Directive
Copy exactly, and only, the lines between the line holding "Give me the TikZ source for this diagram." and the line holding "(0,0) rectangle (550,528);", inclusive; skip the pictures.

Data in this exercise
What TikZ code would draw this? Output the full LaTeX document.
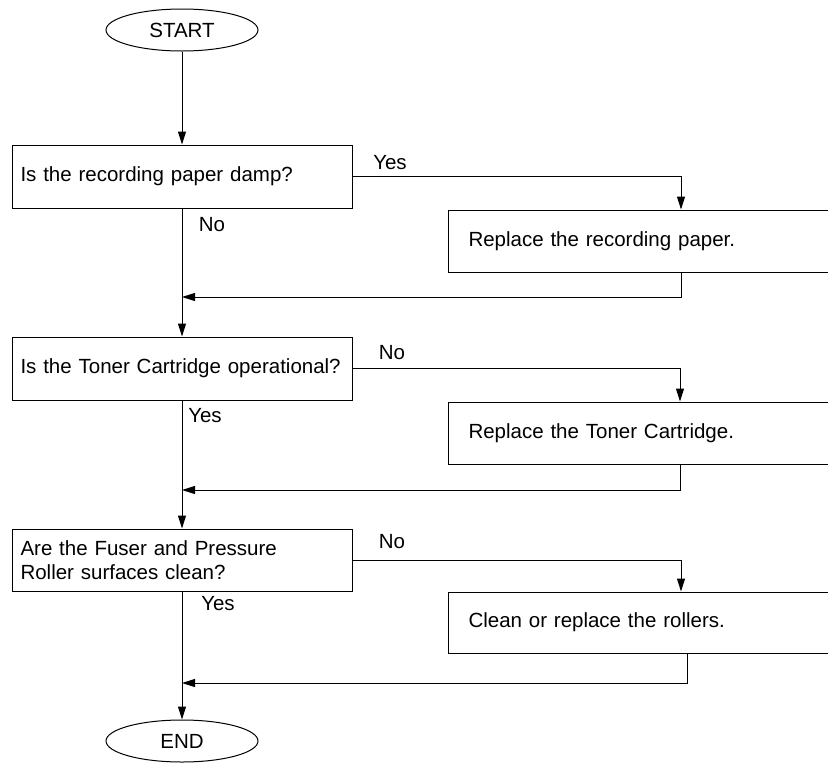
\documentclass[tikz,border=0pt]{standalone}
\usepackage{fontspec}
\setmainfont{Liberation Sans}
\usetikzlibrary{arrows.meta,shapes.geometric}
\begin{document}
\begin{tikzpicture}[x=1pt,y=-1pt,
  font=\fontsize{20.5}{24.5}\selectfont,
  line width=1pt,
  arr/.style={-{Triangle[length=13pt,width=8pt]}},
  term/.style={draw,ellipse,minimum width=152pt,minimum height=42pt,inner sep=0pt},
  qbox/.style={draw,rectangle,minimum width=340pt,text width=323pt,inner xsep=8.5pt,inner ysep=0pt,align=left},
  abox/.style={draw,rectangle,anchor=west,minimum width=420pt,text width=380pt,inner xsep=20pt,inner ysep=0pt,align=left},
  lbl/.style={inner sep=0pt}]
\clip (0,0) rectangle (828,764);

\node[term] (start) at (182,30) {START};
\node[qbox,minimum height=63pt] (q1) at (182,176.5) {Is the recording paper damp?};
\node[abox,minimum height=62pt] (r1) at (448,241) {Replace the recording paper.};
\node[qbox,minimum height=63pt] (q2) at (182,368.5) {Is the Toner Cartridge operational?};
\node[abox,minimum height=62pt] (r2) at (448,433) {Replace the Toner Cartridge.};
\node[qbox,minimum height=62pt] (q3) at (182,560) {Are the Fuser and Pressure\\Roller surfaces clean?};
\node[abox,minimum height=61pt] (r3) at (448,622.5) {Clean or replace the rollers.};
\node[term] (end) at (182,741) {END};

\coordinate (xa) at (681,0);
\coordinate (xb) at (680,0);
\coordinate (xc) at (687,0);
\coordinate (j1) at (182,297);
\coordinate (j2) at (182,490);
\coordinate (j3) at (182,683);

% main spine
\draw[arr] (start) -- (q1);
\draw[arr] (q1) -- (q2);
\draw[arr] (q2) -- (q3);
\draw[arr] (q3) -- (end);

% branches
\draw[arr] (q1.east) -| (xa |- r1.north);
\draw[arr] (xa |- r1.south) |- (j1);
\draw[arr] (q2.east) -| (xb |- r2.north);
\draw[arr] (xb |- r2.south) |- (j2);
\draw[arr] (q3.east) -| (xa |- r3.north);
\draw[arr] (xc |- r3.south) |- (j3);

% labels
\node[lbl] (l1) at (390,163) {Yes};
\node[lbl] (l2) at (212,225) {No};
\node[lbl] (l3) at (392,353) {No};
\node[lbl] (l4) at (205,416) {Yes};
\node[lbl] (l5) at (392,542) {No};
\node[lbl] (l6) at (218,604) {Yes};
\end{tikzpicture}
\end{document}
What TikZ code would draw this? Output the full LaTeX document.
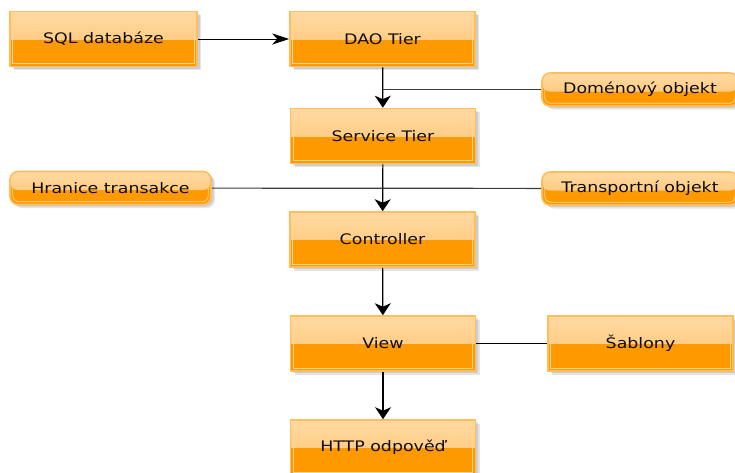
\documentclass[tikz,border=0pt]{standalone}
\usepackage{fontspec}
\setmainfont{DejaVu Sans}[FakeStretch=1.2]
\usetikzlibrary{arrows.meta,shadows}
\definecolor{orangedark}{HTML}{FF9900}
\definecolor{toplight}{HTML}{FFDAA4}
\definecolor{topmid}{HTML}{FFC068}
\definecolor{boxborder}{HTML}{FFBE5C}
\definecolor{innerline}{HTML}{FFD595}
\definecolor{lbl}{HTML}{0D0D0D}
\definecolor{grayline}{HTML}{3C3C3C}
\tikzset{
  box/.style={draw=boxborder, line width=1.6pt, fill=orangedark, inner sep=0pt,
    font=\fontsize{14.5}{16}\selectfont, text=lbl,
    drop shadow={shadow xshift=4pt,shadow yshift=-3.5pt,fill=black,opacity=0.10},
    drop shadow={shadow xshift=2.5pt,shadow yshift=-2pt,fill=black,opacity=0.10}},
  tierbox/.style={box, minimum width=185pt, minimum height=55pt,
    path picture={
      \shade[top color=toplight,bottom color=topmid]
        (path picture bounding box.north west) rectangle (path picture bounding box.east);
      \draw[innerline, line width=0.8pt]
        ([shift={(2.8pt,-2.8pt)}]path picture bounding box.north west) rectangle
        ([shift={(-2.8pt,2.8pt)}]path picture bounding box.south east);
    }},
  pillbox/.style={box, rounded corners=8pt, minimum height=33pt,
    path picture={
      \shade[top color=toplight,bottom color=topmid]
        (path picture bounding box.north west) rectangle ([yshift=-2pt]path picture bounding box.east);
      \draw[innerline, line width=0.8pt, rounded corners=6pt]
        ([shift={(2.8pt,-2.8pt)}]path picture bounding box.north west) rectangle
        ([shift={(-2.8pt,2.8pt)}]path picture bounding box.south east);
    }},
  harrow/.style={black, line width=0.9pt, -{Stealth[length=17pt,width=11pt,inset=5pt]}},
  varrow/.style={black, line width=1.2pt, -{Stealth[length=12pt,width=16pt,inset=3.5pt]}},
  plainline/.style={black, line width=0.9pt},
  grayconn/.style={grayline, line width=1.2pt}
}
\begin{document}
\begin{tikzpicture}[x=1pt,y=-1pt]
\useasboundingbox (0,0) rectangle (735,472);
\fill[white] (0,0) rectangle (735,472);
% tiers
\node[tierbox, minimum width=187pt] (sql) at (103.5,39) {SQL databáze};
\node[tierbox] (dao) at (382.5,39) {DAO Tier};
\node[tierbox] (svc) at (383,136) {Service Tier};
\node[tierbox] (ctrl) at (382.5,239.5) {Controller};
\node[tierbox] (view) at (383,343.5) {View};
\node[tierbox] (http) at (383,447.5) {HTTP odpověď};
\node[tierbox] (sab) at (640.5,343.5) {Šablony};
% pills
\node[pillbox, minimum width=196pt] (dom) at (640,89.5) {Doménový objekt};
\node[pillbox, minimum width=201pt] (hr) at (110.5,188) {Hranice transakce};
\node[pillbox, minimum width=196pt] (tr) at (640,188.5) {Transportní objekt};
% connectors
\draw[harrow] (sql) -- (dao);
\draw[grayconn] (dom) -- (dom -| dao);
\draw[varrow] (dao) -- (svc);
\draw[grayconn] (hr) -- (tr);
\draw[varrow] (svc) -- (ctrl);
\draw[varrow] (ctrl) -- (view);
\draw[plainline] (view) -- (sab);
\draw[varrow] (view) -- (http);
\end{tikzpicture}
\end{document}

==

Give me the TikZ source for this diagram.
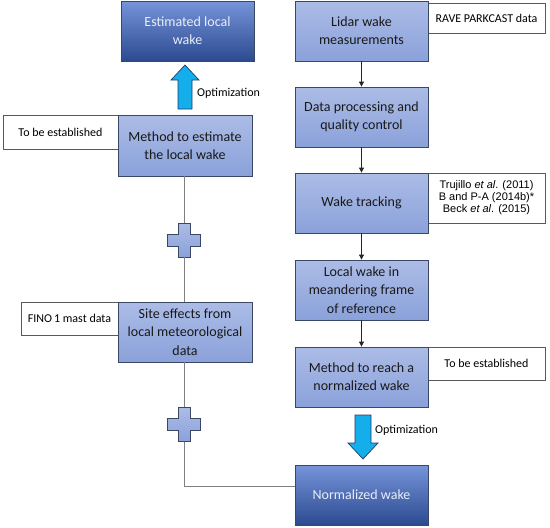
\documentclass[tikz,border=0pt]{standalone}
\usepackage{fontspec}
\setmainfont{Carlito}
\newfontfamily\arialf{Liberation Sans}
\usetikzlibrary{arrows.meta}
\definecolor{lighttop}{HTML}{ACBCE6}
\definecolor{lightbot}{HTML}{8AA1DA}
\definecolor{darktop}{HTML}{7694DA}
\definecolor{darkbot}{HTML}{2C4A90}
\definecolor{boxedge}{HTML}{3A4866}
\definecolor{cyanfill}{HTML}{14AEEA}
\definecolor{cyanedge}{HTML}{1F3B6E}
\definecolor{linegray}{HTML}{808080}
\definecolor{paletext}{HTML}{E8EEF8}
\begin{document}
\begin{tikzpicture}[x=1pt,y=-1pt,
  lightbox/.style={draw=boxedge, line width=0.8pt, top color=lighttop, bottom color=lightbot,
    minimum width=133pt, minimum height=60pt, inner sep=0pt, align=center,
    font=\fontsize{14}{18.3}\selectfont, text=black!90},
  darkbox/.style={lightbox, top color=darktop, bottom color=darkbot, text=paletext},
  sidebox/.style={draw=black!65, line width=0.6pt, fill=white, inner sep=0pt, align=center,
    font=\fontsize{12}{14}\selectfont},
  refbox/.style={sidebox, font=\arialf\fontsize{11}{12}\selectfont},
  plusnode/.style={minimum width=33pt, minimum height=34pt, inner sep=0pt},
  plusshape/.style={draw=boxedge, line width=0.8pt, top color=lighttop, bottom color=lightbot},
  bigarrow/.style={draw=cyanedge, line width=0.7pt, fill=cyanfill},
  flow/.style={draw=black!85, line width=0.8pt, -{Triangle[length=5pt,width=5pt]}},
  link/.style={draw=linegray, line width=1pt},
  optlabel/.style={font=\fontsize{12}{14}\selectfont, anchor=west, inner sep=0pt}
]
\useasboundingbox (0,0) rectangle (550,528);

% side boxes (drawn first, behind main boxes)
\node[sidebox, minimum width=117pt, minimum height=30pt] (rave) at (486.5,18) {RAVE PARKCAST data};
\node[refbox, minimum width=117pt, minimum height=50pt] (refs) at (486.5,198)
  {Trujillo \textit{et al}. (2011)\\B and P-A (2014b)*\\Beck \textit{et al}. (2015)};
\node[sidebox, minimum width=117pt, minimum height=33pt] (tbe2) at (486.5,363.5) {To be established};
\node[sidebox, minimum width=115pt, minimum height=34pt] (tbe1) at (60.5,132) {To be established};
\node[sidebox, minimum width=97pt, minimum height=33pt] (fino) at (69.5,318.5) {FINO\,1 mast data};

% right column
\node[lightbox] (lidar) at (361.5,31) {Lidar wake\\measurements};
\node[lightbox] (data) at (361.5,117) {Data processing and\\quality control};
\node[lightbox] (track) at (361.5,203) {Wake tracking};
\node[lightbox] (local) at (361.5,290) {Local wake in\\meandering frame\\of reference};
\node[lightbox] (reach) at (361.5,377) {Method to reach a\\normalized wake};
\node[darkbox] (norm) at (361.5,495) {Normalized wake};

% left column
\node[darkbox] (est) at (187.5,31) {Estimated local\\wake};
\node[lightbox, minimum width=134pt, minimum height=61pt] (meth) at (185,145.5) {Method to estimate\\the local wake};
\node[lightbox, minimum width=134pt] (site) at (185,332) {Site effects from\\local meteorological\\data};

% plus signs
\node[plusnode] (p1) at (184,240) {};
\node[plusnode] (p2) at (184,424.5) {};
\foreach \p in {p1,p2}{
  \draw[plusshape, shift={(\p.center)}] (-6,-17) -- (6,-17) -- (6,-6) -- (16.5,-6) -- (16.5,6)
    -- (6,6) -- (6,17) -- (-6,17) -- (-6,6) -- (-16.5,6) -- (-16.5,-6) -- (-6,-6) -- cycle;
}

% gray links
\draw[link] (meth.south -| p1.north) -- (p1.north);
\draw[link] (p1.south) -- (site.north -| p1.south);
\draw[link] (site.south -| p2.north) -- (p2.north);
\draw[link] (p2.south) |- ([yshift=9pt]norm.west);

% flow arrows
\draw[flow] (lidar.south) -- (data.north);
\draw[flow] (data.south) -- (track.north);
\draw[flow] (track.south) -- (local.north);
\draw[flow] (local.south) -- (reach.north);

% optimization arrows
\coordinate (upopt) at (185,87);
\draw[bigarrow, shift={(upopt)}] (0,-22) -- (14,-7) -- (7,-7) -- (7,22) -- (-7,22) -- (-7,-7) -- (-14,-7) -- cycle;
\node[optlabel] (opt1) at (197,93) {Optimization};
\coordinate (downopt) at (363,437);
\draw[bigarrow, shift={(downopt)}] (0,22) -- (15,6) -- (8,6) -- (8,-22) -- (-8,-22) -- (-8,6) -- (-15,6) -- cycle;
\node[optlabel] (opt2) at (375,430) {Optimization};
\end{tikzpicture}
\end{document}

Output of the exercise
Give me the TikZ source for this diagram.
\documentclass[tikz,border=0pt]{standalone}
\usepackage{fontspec}
\setmainfont{Carlito}
\newfontfamily\arialf{Liberation Sans}
\usetikzlibrary{arrows.meta}
\definecolor{lighttop}{HTML}{ACBCE6}
\definecolor{lightbot}{HTML}{8AA1DA}
\definecolor{darktop}{HTML}{7694DA}
\definecolor{darkbot}{HTML}{2C4A90}
\definecolor{boxedge}{HTML}{3A4866}
\definecolor{cyanfill}{HTML}{14AEEA}
\definecolor{cyanedge}{HTML}{1F3B6E}
\definecolor{linegray}{HTML}{808080}
\definecolor{paletext}{HTML}{E8EEF8}
\begin{document}
\begin{tikzpicture}[x=1pt,y=-1pt,
  lightbox/.style={draw=boxedge, line width=0.8pt, top color=lighttop, bottom color=lightbot,
    minimum width=133pt, minimum height=60pt, inner sep=0pt, align=center,
    font=\fontsize{14}{18.3}\selectfont, text=black!90},
  darkbox/.style={lightbox, top color=darktop, bottom color=darkbot, text=paletext},
  sidebox/.style={draw=black!65, line width=0.6pt, fill=white, inner sep=0pt, align=center,
    font=\fontsize{12}{14}\selectfont},
  refbox/.style={sidebox, font=\arialf\fontsize{11}{12}\selectfont},
  plusnode/.style={minimum width=33pt, minimum height=34pt, inner sep=0pt},
  plusshape/.style={draw=boxedge, line width=0.8pt, top color=lighttop, bottom color=lightbot},
  bigarrow/.style={draw=cyanedge, line width=0.7pt, fill=cyanfill},
  flow/.style={draw=black!85, line width=0.8pt, -{Triangle[length=5pt,width=5pt]}},
  link/.style={draw=linegray, line width=1pt},
  optlabel/.style={font=\fontsize{12}{14}\selectfont, anchor=west, inner sep=0pt}
]
\useasboundingbox (0,0) rectangle (550,528);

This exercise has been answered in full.